John Mulholland took me to task in Batavia re the paragraph about Sphinx dealers in issue N°20. I am thus informed that he has a letter from the dealer in question which says The Sphinx will be sold only to magicians and persons known to be truly and sincerely interested. That clears that up.

Letter of interest to dealers :
April 13, 1936
Dear Ted;
Here is the information you requested re the proceedings which I brought to halt the unauthorized reprinting of the Calostro Mind Reading Act.
Ralph Read complained to me that Mr Smith (this name is fictitious inasmuch as I do not think it necessary to publicize his name any further) was mimeographing copies of the act and selling them at about two or three dollars a copy. I contacted the United States Attorney’s office and also the Department of Justice with reference to this matter and as a result I was able to have the person who was selling the mimeographed copies contacted by a government man. As a result of the contact and threat that there would be an arrest and other penalties if the practice was not discontinued, I have been able to keep the field entirely clear of unauthorized publications of this book.
In my opinion, and you can quote me, if this procedure were followed in other cases where there have been violations of a man’s right to realize the benefits of his own writings, the filthy practice that is being followed now would be quickly cleaned up with dire results to the violators.
Sincerely,
Jacob L. Steisel
Counsellor at Law

Bob Gysel, “the burglar from Toledo”, was offered the key to the city at Batavia. Showing the Mayor a bent button hook, he said “I don’t need a key as long as I have this.” Practically all my laughs came from watching this example of ‘loco boy makes good’. His pastime (at 4 A.M.) was to pound on doors. When ignored, he’d pick the lock, push it open, and walk away with the brontosaurus yell “I could come in if I wanted to.” The highlight came when a group watching privately shown tricks couldn’t keep him out despite the lock and the bolt. With a stethoscope dangling from his ears and a specially built lock opening jiggle gun in hand, he came through the formidable obstruction twice. Max Holden hasn’t been seen to laugh so hard and long in well over ten years. If he reads this, here’s a good line for the new stationery; “When better locks are made, Gysel will pick them.” — Hardeen (brother of Houdini), Martin Sunshine and Jim Collins have left for Fort Worth, Texas, intending to make the fair-goers Svengali deck conscious. — An interloper named Kondo plays vaude houses with a complete steal of Jack Gwynne’s act. Reports are that it can’t last because of no comparison. As if there could be ! — Francis Finneran, the local nite clubbing magus, lost his whole act in the subway one night. Police are looking for a kleptomagicak. — And dealers at the conventions always suffer a loss from counter picker uppers. Somebody must be making good use of lightning pulls, profondes and vesting principles. — Being politically conscious this year, I’ll present The Jinx Platform in the forthcoming Extra issue due about July 15th.

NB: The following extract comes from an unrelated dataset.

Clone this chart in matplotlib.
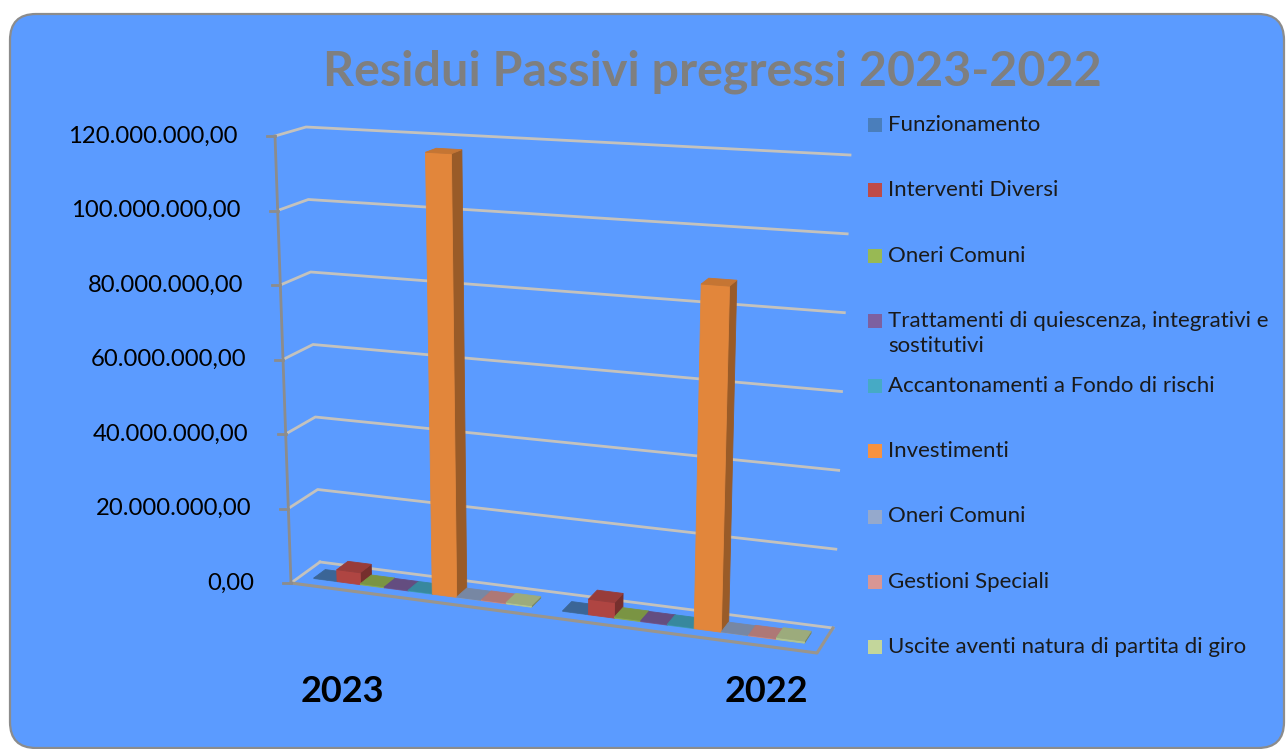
import matplotlib
matplotlib.use('Agg')
import matplotlib.pyplot as plt
from matplotlib.patches import Polygon, FancyBboxPatch, Rectangle
import numpy as np

plt.rcParams['font.family'] = ['Lato', 'DejaVu Sans']

# dati
anni = ['2023', '2022']
voci = ['Funzionamento', 'Interventi Diversi', 'Oneri Comuni',
        'Trattamenti di quiescenza, integrativi e\nsostitutivi',
        'Accantonamenti a Fondo di rischi', 'Investimenti', 'Oneri Comuni',
        'Gestioni Speciali', 'Uscite aventi natura di partita di giro']
residui_2023 = [0.15e6, 3.2e6, 0.3e6, 0.2e6, 0.2e6, 117.0e6, 0.1e6, 0.2e6, 0.4e6]
residui_2022 = [0.15e6, 4.0e6, 0.3e6, 0.2e6, 0.2e6, 87.5e6, 0.1e6, 0.2e6, 0.5e6]
colori = ['#4a7ebb', '#be4b48', '#98b954', '#7d60a0', '#46aac5',
          '#f69240', '#95a9cc', '#d99694', '#c3d69b']
tick_valori = np.arange(0, 120e6 + 1, 20e6)
vmax = 120e6

W, H = 1286, 749
fig = plt.figure(figsize=(W / 100, H / 100), dpi=100)
ax = fig.add_axes([0, 0, 1, 1])
ax.set_xlim(0, W)
ax.set_ylim(H, 0)
ax.axis('off')

# area del grafico
ax.add_patch(FancyBboxPatch((10, 14), 1274, 734,
                            boxstyle='round,pad=0,rounding_size=26',
                            fc='#5b9bff', ec='#8c8c8c', lw=1.6, zorder=0))

# vertici della scatola 3D: [sinistra/destra][fronte/retro][basso/alto]
C = np.zeros((2, 2, 2, 2))
C[0, 0, 0] = (291, 583); C[0, 0, 1] = (275, 136)
C[0, 1, 0] = (320, 562); C[0, 1, 1] = (306, 127)
C[1, 0, 0] = (817, 653); C[1, 0, 1] = (835, 167)
C[1, 1, 0] = (833, 628); C[1, 1, 1] = (850, 155)
K = 0.1


def proj(u, d, v):
    s = u * (1 - K) / (1 - K * u)
    t = v / vmax
    p = np.zeros(2)
    for i, wi in ((0, 1 - s), (1, s)):
        for j, wj in ((0, 1 - d), (1, d)):
            for k, wk in ((0, 1 - t), (1, t)):
                p += wi * wj * wk * C[i, j, k]
    return p


# pavimento
col_grid = '#c4c2bd'
col_axis = '#9a958c'
ax.plot(*zip(proj(0, 1, 0), proj(1, 1, 0)), color=col_grid, lw=2, zorder=1)
ax.plot(*zip(proj(0, 0, 0), proj(0, 1, 0)), color=col_grid, lw=2, zorder=1)
ax.plot(*zip(proj(0, 0, 0), proj(1, 0, 0), proj(1, 1, 0)),
        color=col_axis, lw=2.2, zorder=1)

# griglia, asse verticale ed etichette
for v in tick_valori:
    a, b, c = proj(0, 0, v), proj(0, 1, v), proj(1, 1, v)
    if v > 0:
        ax.plot([a[0], b[0], c[0]], [a[1], b[1], c[1]], color=col_grid, lw=2, zorder=1)
    ax.plot([a[0] - 8, a[0]], [a[1], a[1]], color='#8c8c8c', lw=2, zorder=2)
    lab = f'{v:,.2f}'.replace(',', 'X').replace('.', ',').replace('X', '.')
    ax.text(a[0] - 37, a[1], lab, ha='right', va='center', fontsize=17.2, color='black')
ax.plot(*zip(proj(0, 0, 0), proj(0, 0, vmax)), color='#8c8c8c', lw=2, zorder=2)


def shade(c, f):
    r = np.array(matplotlib.colors.to_rgb(c)) * f
    return tuple(np.clip(r, 0, 1))


# colonne
h = 0.03
w = (0.5 - 2 * h) / len(voci)
d0, d1 = 0.3, 0.7
for g, valori in enumerate([residui_2023, residui_2022]):
    for i, v in enumerate(valori):
        u0 = g * 0.5 + h + i * w
        u1 = u0 + w
        col = colori[i]
        front = [proj(u0, d0, 0), proj(u1, d0, 0), proj(u1, d0, v), proj(u0, d0, v)]
        side = [proj(u1, d0, 0), proj(u1, d1, 0), proj(u1, d1, v), proj(u1, d0, v)]
        top = [proj(u0, d0, v), proj(u1, d0, v), proj(u1, d1, v), proj(u0, d1, v)]
        for poly, f in ((side, 0.62), (front, 0.92), (top, 0.8)):
            fc = shade(col, f)
            ax.add_patch(Polygon(poly, closed=True, fc=fc, ec=fc, lw=0.6, zorder=3))

# etichette delle categorie
for x, anno in zip([342, 766], anni):
    ax.text(x, 692, anno, ha='center', va='center', fontsize=26,
            fontweight='bold', color='black')

# titolo
ax.text(712, 72, 'Residui Passivi pregressi 2023-2022', ha='center', va='center',
        fontsize=34.8, fontweight='bold', color='#7f7f7f')

# legenda
for y, nome, col in zip(np.linspace(125, 647, len(voci)), voci, colori):
    ax.add_patch(Rectangle((868, y - 7), 14, 14, fc=col, ec='none', zorder=4))
    ax.text(888, y - 10, nome, ha='left', va='top', fontsize=16,
            color='#1a1a1a', linespacing=1.3)

fig.savefig('out.png', dpi=100, facecolor='white')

Philip Foxwell has one of the most effective folders I’ve ever seen. His layout of new clips and illustrations tells the story at a glance and you are sold at that moment on the fact that he MUST be good. — From the Boston news column in the May Sphinx : “Albert Todd was next with a transposition of a bill, first to a cigarette, then to an orange and finally to the coin and wool boxes. Oh yes, the number was taken each time the bill appeared and it checked. It couldn’t be so – yet it was.” That makes me happy to know someone got something to use from the 1935-36 Winter Jinx Extra. — Dr Jacob Daley knows a medium who proposed to his wife by having “I love you. Will you marry me ?” appear on a slate. She had to marry him so she could learn how to say “Yes” with spirit raps! — Russell Swann has been held over for two months at London’s Dorchester Hotel. — Jane Thurston ironing out legalities but has all intentions of taking out the show as soon as possible. — That 12 page blast at me was held up after last month’s issue. Sorry. It was interesting reading.